In this chapter, we discussed the unique high availability solution for MySQL using MySQL Cluster. The strengths of MySQL Cluster include partitioning tables and distributing them across separate nodes and the parallel architecture of MySQL Cluster as a multimaster database. This allows the system to execute high volumes of both read and write operations concurrently. All updates are instantly available to all application nodes (via SQL commands or the NDB API) accessing data stored in the data nodes.

Because write loads are distributed across all of the data nodes, you can achieve very high levels of write throughput and scalability for transactional workloads. Finally, with the implementation of multiple MySQL server nodes (SQL nodes) running in parallel, where each server shares the load with multiple connections, and the use of MySQL replication to ensure data shipping among geographic sites, you can build highly efficient, high-concurrency transactional applications.

Although few applications may have such stringent needs, MySQL Cluster is a great solution for those applications that demand the ultimate form of MySQL high availability.

“Joel!”

Joel smiled as his boss backtracked to stand in his doorway.

“Yes, Bob?” Joel asked.

Mr. Summerson stepped into the office and closed the door, then pulled up a chair and sat down directly across from Joel.

Momentarily taken off-guard, Joel merely smiled and said, “What can I do for you, Bob?”

“It’s what you have done for me, Joel. You’ve come up to speed on this MySQL stuff very quickly. You have kept pace with our ramp-up and recent acquisitions.

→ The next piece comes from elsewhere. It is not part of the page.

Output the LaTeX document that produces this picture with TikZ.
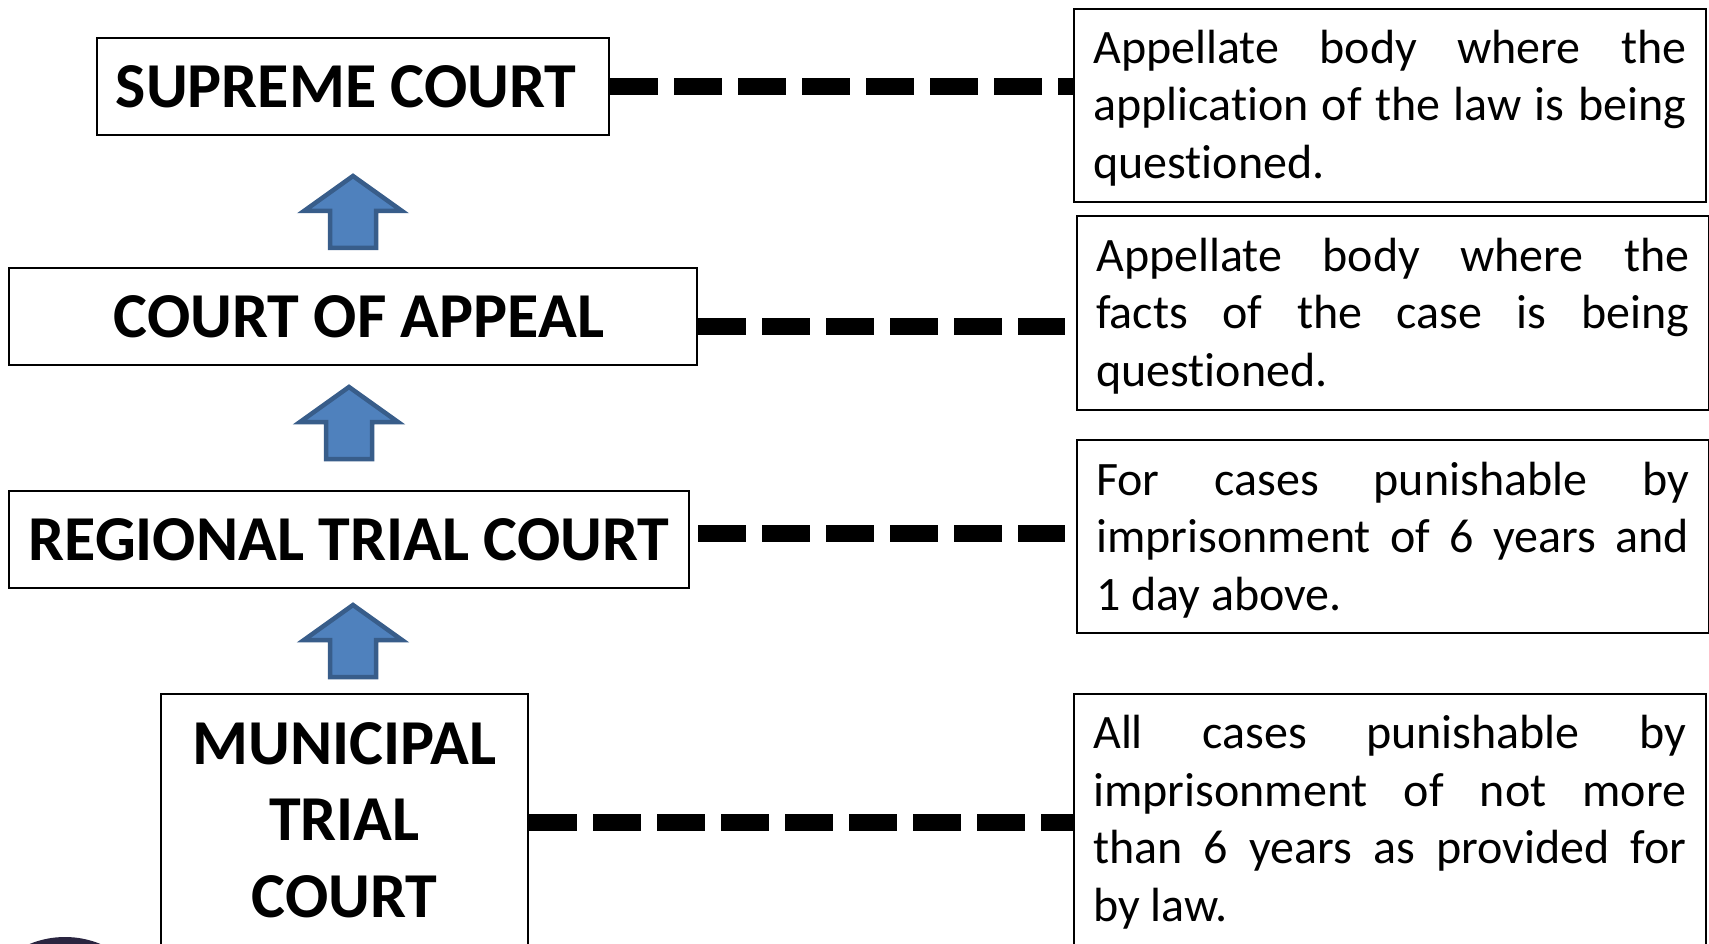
\documentclass[tikz,border=0pt]{standalone}
\usepackage{fontspec}
\setmainfont[Ligatures=NoCommon]{Carlito}
\definecolor{arrowfill}{HTML}{4F81BD}
\definecolor{arrowline}{HTML}{385D8A}
\definecolor{blobc}{HTML}{2A2540}
\tikzset{
  x=1pt,y=-1pt,
  courtbox/.style={draw=black,line width=2pt,fill=white,anchor=north west,inner sep=0pt,font=\fontsize{64}{76.5}\selectfont\bfseries,align=center},
  notebox/.style={draw=black,line width=2pt,fill=white,anchor=north west,inner sep=0pt,minimum width=632pt},
  notetext/.style={anchor=north west,inner sep=0pt,text width=593pt,font=\fontsize{48}{57.5}\selectfont,align=justify},
  upshape/.style={draw=arrowline,line width=4.5pt,fill=arrowfill,miter limit=10},
  dashline/.style={line width=17pt,draw=black,dash pattern=on 47.5pt off 16.5pt}
}
\newcommand{\uparrowshape}[3]{% centre x, tip y, name
  \draw[upshape] (#1,#2) -- ++(49,35) -- ++(-26,0) -- ++(0,37) -- ++(-46,0) -- ++(0,-37) -- ++(-26,0) -- cycle;
  \coordinate (#3) at (#1,#2);
}
\begin{document}
\begin{tikzpicture}
\useasboundingbox (0,0) rectangle (1709,944);
\clip (0,0) rectangle (1709,944);
\fill[white] (0,0) rectangle (1709,944);
\fill[blobc] (65,1030) circle (93);

\node[courtbox,minimum width=512pt,minimum height=97pt] (sc) at (96,37) {};
\node[anchor=center,inner sep=0pt,font=\fontsize{64}{76.5}\selectfont\bfseries] (sct) at (346,87) {SUPREME COURT};
\node[courtbox,minimum width=688pt,minimum height=97pt] (ca) at (8,267) {};
\node[anchor=center,inner sep=0pt,font=\fontsize{64}{76.5}\selectfont\bfseries] (cat) at (359,317) {COURT OF APPEAL};
\node[courtbox,minimum width=680pt,minimum height=97pt] (rtc) at (8,490) {};
\node[anchor=center,inner sep=0pt,font=\fontsize{64}{76.5}\selectfont\bfseries] (rtct) at (349,540) {REGIONAL TRIAL COURT};
\node[courtbox,minimum width=367pt,minimum height=310pt] (mtc) at (160,693) {};
\node[anchor=north,font=\fontsize{64}{76.5}\selectfont\bfseries,align=center,inner sep=0pt] (mtct) at (344.5,722) {MUNICIPAL\\TRIAL\\COURT};

\node[notebox,minimum height=193pt] (n1) at (1073,8) {};
\node[notetext] (n1t) at (1093,29.5) {Appellate body where the\linebreak application of the law is being\linebreak questioned.};
\node[notebox,minimum height=194pt] (n2) at (1076,215) {};
\node[notetext] (n2t) at (1096,237.5) {Appellate body where the\linebreak facts of the case is being\linebreak questioned.};
\node[notebox,minimum height=193pt] (n3) at (1076,439) {};
\node[notetext] (n3t) at (1096,461.5) {For cases punishable by\linebreak imprisonment of 6 years and\linebreak 1 day above.};
\node[notebox,minimum height=300pt] (n4) at (1073,693) {};
\node[notetext] (n4t) at (1093,715) {All cases punishable by\linebreak imprisonment of not more\linebreak than 6 years as provided for\linebreak by law.};

\uparrowshape{353}{176}{a1}
\uparrowshape{349}{387}{a2}
\uparrowshape{353}{605}{a3}

\draw[dashline] (sc.east) -- (sc.east -| n1.west);
\draw[dashline] ([yshift=-10pt]ca.east) -- ([xshift=-11pt,yshift=-10pt]ca.east -| n2.west);
\draw[dashline] ([xshift=8pt,yshift=6pt]rtc.east) -- ([xshift=-11pt,yshift=6pt]rtc.east -| n3.west);
\draw[dashline] ([yshift=27pt]mtc.east) -- ([yshift=27pt]mtc.east -| n4.west);
\end{tikzpicture}
\end{document}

And now you’ve helped make us a lot of money on this last deal. I know I’ve thrown a lot at you and you deserve something in return.” After an uncomfortable pause, he asked, “Do you play golf, Joel?”

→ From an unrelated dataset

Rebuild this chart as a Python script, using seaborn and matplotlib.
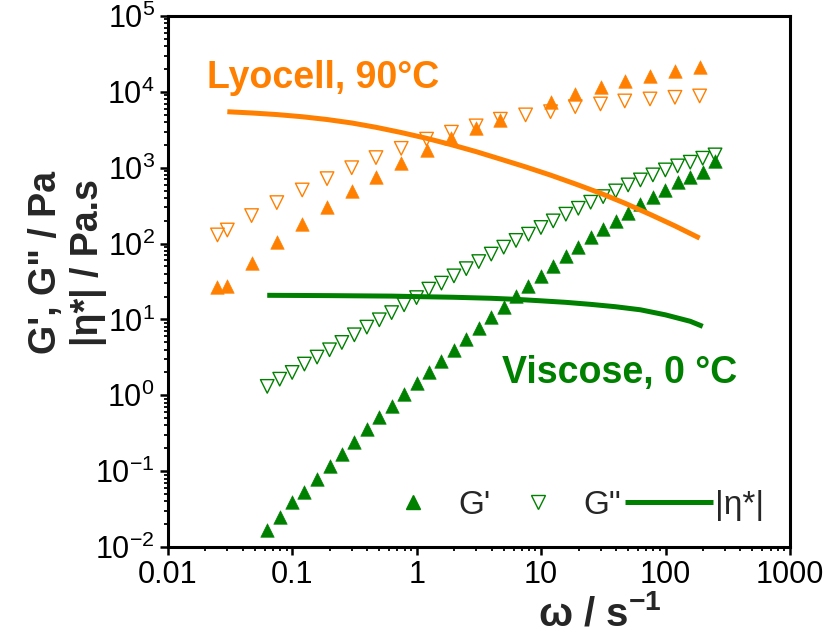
import matplotlib
matplotlib.use("Agg")
import matplotlib.pyplot as plt
from matplotlib.lines import Line2D
from matplotlib.ticker import FixedLocator, FixedFormatter, LogLocator, NullFormatter
import numpy as np
import pandas as pd
import seaborn as sns

ORANGE = "#FF8000"
GREEN = "#008000"

# ---- Lyocell solution, 90 °C ----
omega_lyo = [0.025, 0.030, 0.047, 0.075, 0.12, 0.19, 0.30, 0.47, 0.75, 1.2, 1.9,
             3.0, 4.7, 7.5, 11.9, 18.8, 30, 47, 75, 119, 188]
gp_lyo = [26.7, 27.2, 55.5, 106, 182, 302, 499, 763, 1170, 1720, 2450,
          3310, 4270, np.nan, 7300, 9380, 11500, 13900, 16200, 18800, 21500]
gpp_lyo = [130, 151, 234, 347, 509, 718, 1000, 1360, 1800, 2380, 2940,
           3560, 4360, 4970, 5480, 6390, 6930, 7590, 8060, 8480, 8830]
omega_eta_lyo = omega_lyo[1:]
eta_lyo = [5470, 5270, 5020, 4700, 4320, 3890, 3410, 2910, 2440, 2010,
           1630, 1300, 1025, 799, 612, 461, 341, 243, 171, 118]

# ---- Viscose solution, 0 °C ----
omega_vis = [0.0628, 0.0791, 0.0996, 0.125, 0.158, 0.199, 0.250, 0.315, 0.397, 0.500,
             0.628, 0.791, 0.996, 1.25, 1.58, 1.99, 2.50, 3.15, 3.97, 5.00,
             6.28, 7.91, 9.96, 12.5, 15.8, 19.9, 25.0, 31.5, 39.7, 50.0,
             62.8, 79.1, 99.6, 125, 158, 199, 250]
gp_vis = [0.0166, 0.0245, 0.0392, 0.0531, 0.0787, 0.118, 0.169, 0.242, 0.362, 0.516,
          0.727, 1.04, 1.45, 2.02, 2.79, 3.98, 5.5, 7.69, 10.9, 14.6,
          20.3, 27.8, 37.8, 51.3, 69.5, 91.3, 121, 155, 201, 256,
          333, 416, 510, 656, 764, 889, 1242]
gpp_vis = [1.31, 1.63, 2.0, 2.58, 3.19, 3.98, 4.97, 6.27, 7.92, 9.89,
           12.3, 15.6, 19.4, 25.1, 30.1, 37.5, 46.7, 57.9, 72.7, 89.7,
           110, 133, 163, 199, 244, 292, 351, 416, 494, 593,
           690, 804, 935, 1056, 1182, 1334, 1475]
omega_eta_vis = [0.0628, 0.199, 0.628, 0.996, 1.99, 3.97, 6.28, 9.96,
                 15.8, 25.0, 39.7, 62.8, 99.6, 158, 199]
eta_vis = [20.8, 20.6, 20.3, 20.0, 19.6, 19.0, 18.4, 17.6,
           16.8, 15.8, 14.7, 13.4, 11.5, 9.45, 8.1]

x_ticks = [0.01, 0.1, 1, 10, 100, 1000]
x_tick_labels = ["0.01", "0.1", "1", "10", "100", "1000"]
y_ticks = [1e-2, 1e-1, 1e0, 1e1, 1e2, 1e3, 1e4, 1e5]
y_tick_labels = ["$10^{-2}$", "$10^{-1}$", "$10^{0}$", "$10^{1}$",
                 "$10^{2}$", "$10^{3}$", "$10^{4}$", "$10^{5}$"]

sns.set_theme(style="ticks")
plt.rcParams["font.family"] = ["Liberation Sans", "DejaVu Sans"]
plt.rcParams["mathtext.fontset"] = "custom"
plt.rcParams["mathtext.rm"] = "Liberation Sans"
plt.rcParams["mathtext.it"] = "Liberation Sans:italic"
plt.rcParams["mathtext.bf"] = "Liberation Sans:bold"
plt.rcParams["mathtext.default"] = "regular"
plt.rcParams["axes.unicode_minus"] = False

fig = plt.figure(figsize=(8.25, 6.4), dpi=100)
ax = fig.add_axes([0.2036, 0.1453, 0.7539, 0.8297])

MS = 95  # marker area, pt^2

def filled(x, y, color):
    sns.scatterplot(x=x, y=y, marker="^", s=MS, color=color,
                    edgecolor=color, linewidth=0.4, ax=ax, zorder=3)

def hollow(x, y, color):
    sns.scatterplot(x=x, y=y, marker="v", s=MS, facecolor="none",
                    edgecolor=color, linewidth=1.0, ax=ax, zorder=3)

# viscose
filled(omega_vis, gp_vis, GREEN)
hollow(omega_vis, gpp_vis, GREEN)
sns.lineplot(x=omega_eta_vis, y=eta_vis, color=GREEN, lw=3.6, ax=ax,
             zorder=2, solid_capstyle="butt")

# lyocell
lyo = pd.DataFrame({"omega": omega_lyo, "gp": gp_lyo}).dropna()
filled(lyo["omega"], lyo["gp"], ORANGE)
hollow(omega_lyo, gpp_lyo, ORANGE)
sns.lineplot(x=omega_eta_lyo, y=eta_lyo, color=ORANGE, lw=3.6, ax=ax,
             zorder=4, solid_capstyle="butt")

ax.set_xscale("log")
ax.set_yscale("log")
ax.set_xlim(0.01, 1000)
ax.set_ylim(0.01, 1e5)

ax.xaxis.set_major_locator(FixedLocator(x_ticks))
ax.xaxis.set_major_formatter(FixedFormatter(x_tick_labels))
ax.yaxis.set_major_locator(FixedLocator(y_ticks))
ax.yaxis.set_major_formatter(FixedFormatter(y_tick_labels))
for axis in (ax.xaxis, ax.yaxis):
    axis.set_minor_locator(LogLocator(base=10, subs=np.arange(2, 10), numticks=20))
    axis.set_minor_formatter(NullFormatter())

ax.tick_params(which="major", direction="out", length=5.5, width=1.8,
               labelsize=22, pad=4, color="black", labelcolor="black")
ax.tick_params(which="minor", direction="out", length=3, width=1.3, color="black")
ax.tick_params(top=False, right=False, which="both")
for sp in ax.spines.values():
    sp.set_linewidth(2.2)
    sp.set_color("black")
    sp.set_visible(True)

ax.set_xlabel("ω / s$^{\\mathbf{-1}}$", fontsize=29, fontweight="bold")
ax.xaxis.set_label_coords(0.695, -0.09)
ax.set_ylabel("G', G\" / Pa\n|η*| / Pa.s", fontsize=27, fontweight="bold",
              linespacing=1.2)
ax.yaxis.set_label_coords(-0.098, 0.535)

ax.text(0.0627, 0.8644, "Lyocell, 90°C", transform=ax.transAxes, color=ORANGE,
        fontsize=27, fontweight="bold", ha="left", va="baseline")
ax.text(0.5365, 0.309, "Viscose, 0 °C", transform=ax.transAxes, color=GREEN,
        fontsize=27, fontweight="bold", ha="left", va="baseline")

handles = [
    Line2D([], [], ls="none", marker="^", ms=9.5, color=GREEN, mec=GREEN),
    Line2D([], [], ls="none", marker="v", ms=9.5, mfc="none", mec=GREEN, mew=1.0),
    Line2D([], [], color=GREEN, lw=3.6, solid_capstyle="butt"),
]
ax.legend(handles, ["G'", "G\"", "|η*|"], ncol=3, frameon=False, fontsize=24,
          loc="center left", bbox_to_anchor=(0.323, 0.079), borderpad=0,
          borderaxespad=0, handlelength=2.64, handletextpad=0.05, columnspacing=0.1)

fig.savefig("out.png", dpi=100)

Joel shrugged. “I haven’t played since college, and I was never very good at it.”

“That won’t be a problem. I love the game, but the feeling isn’t mutual. I lose half a box of balls every time I play. Are you free Saturday for a game of nine holes?”

Joel wasn’t sure where this was going, but something told him he should accept. “Sure, I’m free.”

“Good. Meet me at the Fair Oaks course at 1000 hours. We’ll play nine holes, then discuss your future over lunch.”

“OK. See you there, Bob.”

Mr. Summerson stood, opened the door, and paused. “I’ve told the accounting office to create a budget for you to manage, including enough to cover the cost of the MySQL Enterprise subscription and funding for two full-time assistants.”

“Thanks,” Joel said, stunned. He wasn’t prepared for outright acceptance of his proposal, much less more responsibility.

As Mr. Summerson disappeared down the hall, Joel’s friend Amy came in and stood next to him. “Are you OK?” she asked with concern.

“Yeah, why?”

“I’ve never seen him close the door to talk to someone. If you don’t mind me asking, what was that all about?”

With a wave of his hand over the documentation on his desk, Joel said, “He asked me to play golf and then said I had my own budget and could buy the MySQL Enterprise subscription.”

Amy smiled and touched his arm. “That’s good, Joel—really good.”

Joel was confused. He didn’t think the responsibility of managing money or the approval for a purchase order was worthy of such a reaction. “What?”

“The last person who played golf with Mr. Summerson got a promotion and a raise. Mr. Summerson may be tough on the outside, but he rewards loyalty and determination.”

“Really?” Joel stared at the papers on his desk. He told himself not to get his hopes up.

“Are you free for lunch?” Amy asked with a light squeeze of his arm.

Joel looked at her hand on his arm and smiled. “Sure. Let’s go somewhere nice.” But in accepting her offer, Joel knew he would be up late working on a plan for their next date.